Source data
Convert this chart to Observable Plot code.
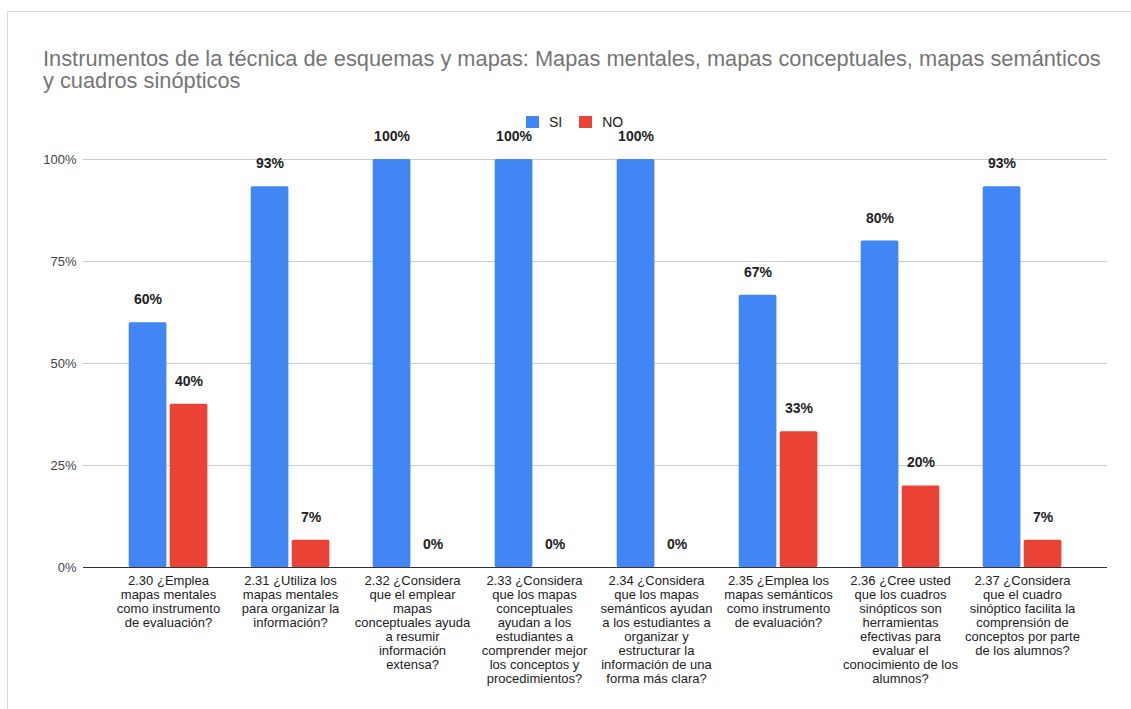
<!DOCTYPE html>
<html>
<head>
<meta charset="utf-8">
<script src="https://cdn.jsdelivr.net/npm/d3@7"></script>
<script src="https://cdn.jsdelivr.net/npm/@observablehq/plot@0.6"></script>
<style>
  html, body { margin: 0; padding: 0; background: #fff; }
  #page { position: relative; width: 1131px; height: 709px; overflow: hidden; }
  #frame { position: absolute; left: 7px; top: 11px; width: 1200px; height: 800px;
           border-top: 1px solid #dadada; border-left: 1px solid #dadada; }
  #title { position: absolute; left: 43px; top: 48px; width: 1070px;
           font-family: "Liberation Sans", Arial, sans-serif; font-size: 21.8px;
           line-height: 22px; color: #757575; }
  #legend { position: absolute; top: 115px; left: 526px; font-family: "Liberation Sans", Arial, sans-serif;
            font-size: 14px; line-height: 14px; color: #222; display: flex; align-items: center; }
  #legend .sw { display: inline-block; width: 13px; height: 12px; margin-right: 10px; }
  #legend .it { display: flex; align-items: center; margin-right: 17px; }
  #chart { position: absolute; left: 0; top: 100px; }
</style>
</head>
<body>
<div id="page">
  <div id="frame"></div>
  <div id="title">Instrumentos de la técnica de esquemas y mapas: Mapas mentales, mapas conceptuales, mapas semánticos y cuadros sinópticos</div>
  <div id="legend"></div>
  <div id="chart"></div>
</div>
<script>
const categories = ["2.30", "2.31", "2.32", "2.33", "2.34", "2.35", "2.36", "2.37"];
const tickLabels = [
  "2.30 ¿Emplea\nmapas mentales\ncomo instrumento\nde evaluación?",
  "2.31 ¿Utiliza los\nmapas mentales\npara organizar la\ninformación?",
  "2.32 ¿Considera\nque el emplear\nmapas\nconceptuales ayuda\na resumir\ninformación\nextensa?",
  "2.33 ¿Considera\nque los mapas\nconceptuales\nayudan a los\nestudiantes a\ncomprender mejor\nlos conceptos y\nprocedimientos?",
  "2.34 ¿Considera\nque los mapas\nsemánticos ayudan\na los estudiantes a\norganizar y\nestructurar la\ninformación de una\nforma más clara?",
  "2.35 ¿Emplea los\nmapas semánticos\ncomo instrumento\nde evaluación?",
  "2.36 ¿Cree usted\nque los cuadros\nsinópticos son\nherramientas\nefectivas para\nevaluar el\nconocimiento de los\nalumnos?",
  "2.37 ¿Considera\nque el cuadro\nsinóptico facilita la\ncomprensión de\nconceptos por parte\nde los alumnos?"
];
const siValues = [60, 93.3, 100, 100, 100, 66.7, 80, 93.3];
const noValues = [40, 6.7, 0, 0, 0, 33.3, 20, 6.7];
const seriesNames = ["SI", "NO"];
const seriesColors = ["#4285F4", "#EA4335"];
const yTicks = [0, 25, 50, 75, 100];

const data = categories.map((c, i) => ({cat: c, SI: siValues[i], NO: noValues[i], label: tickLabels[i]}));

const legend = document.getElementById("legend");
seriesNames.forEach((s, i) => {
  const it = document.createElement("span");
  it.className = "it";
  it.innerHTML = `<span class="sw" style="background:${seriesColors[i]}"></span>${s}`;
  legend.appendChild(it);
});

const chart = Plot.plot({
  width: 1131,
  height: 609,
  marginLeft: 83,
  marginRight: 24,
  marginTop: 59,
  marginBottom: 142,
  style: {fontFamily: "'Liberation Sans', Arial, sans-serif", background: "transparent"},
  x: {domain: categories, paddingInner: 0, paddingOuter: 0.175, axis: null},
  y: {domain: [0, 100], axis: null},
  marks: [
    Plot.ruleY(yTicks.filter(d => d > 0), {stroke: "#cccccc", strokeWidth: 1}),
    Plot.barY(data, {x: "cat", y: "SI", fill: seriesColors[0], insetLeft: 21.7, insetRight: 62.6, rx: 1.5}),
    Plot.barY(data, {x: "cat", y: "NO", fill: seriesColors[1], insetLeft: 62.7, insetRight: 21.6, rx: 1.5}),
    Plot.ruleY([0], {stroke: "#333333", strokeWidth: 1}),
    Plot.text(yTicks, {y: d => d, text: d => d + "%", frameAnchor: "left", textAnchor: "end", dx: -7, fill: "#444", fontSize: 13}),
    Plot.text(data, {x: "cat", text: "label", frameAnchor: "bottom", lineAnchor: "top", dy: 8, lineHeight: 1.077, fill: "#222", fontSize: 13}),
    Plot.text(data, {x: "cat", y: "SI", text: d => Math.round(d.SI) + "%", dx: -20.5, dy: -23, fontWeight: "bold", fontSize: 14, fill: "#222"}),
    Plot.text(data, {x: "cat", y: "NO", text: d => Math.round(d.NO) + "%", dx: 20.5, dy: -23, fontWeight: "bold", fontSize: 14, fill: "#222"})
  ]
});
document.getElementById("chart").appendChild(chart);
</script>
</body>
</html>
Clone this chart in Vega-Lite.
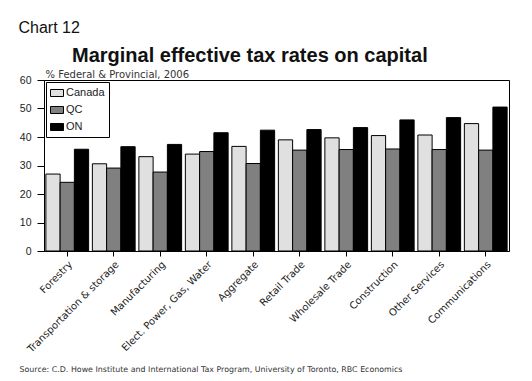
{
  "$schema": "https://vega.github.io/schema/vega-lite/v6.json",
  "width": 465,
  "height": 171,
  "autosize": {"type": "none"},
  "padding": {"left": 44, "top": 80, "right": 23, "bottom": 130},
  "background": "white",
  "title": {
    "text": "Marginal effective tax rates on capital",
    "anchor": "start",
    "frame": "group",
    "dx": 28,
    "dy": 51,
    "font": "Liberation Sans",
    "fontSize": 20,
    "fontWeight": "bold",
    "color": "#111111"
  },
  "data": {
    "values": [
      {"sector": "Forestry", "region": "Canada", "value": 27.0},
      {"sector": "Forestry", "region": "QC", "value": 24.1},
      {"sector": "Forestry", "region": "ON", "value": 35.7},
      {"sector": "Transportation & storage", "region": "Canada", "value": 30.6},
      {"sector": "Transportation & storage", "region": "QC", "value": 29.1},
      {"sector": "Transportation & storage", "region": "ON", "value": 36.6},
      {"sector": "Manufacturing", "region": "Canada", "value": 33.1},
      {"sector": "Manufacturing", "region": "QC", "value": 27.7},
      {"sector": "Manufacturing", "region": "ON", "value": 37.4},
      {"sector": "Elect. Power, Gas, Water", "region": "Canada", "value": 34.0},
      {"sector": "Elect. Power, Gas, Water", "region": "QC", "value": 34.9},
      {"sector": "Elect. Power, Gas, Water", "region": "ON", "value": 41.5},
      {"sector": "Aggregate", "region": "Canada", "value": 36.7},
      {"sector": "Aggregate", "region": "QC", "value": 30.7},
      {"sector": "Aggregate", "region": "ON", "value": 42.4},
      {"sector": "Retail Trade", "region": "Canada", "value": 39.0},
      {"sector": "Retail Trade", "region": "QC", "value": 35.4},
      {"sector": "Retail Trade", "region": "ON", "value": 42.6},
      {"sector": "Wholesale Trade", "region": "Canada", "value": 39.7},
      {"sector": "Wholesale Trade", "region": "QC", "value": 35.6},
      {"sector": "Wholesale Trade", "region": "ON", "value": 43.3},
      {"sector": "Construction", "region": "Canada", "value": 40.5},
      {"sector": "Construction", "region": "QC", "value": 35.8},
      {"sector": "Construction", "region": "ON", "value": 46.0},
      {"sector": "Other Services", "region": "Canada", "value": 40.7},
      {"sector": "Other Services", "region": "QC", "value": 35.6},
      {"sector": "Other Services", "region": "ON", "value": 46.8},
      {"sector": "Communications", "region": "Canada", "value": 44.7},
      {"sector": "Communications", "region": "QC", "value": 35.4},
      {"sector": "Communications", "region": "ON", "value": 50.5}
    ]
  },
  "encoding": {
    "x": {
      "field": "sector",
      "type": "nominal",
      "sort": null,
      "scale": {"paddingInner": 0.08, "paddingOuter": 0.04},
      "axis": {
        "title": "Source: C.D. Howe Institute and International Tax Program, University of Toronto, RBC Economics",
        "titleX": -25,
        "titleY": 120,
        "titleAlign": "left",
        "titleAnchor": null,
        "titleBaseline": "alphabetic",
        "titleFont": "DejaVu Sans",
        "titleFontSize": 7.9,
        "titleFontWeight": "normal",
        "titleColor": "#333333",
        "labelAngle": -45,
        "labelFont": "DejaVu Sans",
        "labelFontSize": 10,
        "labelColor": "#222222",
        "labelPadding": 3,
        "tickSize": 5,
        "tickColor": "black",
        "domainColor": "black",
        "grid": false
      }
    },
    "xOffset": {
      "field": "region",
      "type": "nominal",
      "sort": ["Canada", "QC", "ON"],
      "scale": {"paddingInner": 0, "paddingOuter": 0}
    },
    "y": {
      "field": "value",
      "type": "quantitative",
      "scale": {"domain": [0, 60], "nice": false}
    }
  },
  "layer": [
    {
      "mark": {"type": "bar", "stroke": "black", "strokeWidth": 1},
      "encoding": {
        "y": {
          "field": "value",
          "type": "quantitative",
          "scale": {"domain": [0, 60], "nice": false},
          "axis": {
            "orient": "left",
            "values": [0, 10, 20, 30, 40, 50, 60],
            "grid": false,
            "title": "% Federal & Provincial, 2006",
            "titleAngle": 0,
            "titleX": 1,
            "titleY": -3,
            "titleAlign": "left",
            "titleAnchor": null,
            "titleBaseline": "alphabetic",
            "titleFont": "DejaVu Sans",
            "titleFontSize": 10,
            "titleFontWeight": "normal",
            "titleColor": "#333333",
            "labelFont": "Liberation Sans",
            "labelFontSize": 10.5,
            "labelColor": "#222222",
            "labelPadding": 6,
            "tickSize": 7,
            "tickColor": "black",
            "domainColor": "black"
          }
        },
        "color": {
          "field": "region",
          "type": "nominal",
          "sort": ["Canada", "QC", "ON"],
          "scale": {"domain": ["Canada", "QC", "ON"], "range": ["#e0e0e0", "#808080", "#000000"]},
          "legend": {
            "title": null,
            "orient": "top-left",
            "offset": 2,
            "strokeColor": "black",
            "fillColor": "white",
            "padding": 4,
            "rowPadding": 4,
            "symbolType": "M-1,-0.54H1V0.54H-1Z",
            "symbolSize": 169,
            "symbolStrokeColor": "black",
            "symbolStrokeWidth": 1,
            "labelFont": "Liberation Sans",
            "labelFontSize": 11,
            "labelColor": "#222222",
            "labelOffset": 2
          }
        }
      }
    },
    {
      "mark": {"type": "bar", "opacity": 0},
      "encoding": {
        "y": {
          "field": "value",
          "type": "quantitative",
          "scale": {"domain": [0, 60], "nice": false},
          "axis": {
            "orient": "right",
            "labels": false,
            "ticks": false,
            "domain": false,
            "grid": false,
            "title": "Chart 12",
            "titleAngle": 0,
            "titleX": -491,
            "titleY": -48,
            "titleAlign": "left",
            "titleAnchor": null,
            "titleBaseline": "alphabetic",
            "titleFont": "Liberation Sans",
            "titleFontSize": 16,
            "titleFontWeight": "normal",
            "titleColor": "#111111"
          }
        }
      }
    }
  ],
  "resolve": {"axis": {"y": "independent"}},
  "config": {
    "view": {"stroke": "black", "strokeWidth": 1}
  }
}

> _Task requirements_
Copy out each line of the data containing the string "this".

> _Answer to the exercise_
Convert this chart to Observable Plot code.
Clone this chart in Vega-Lite.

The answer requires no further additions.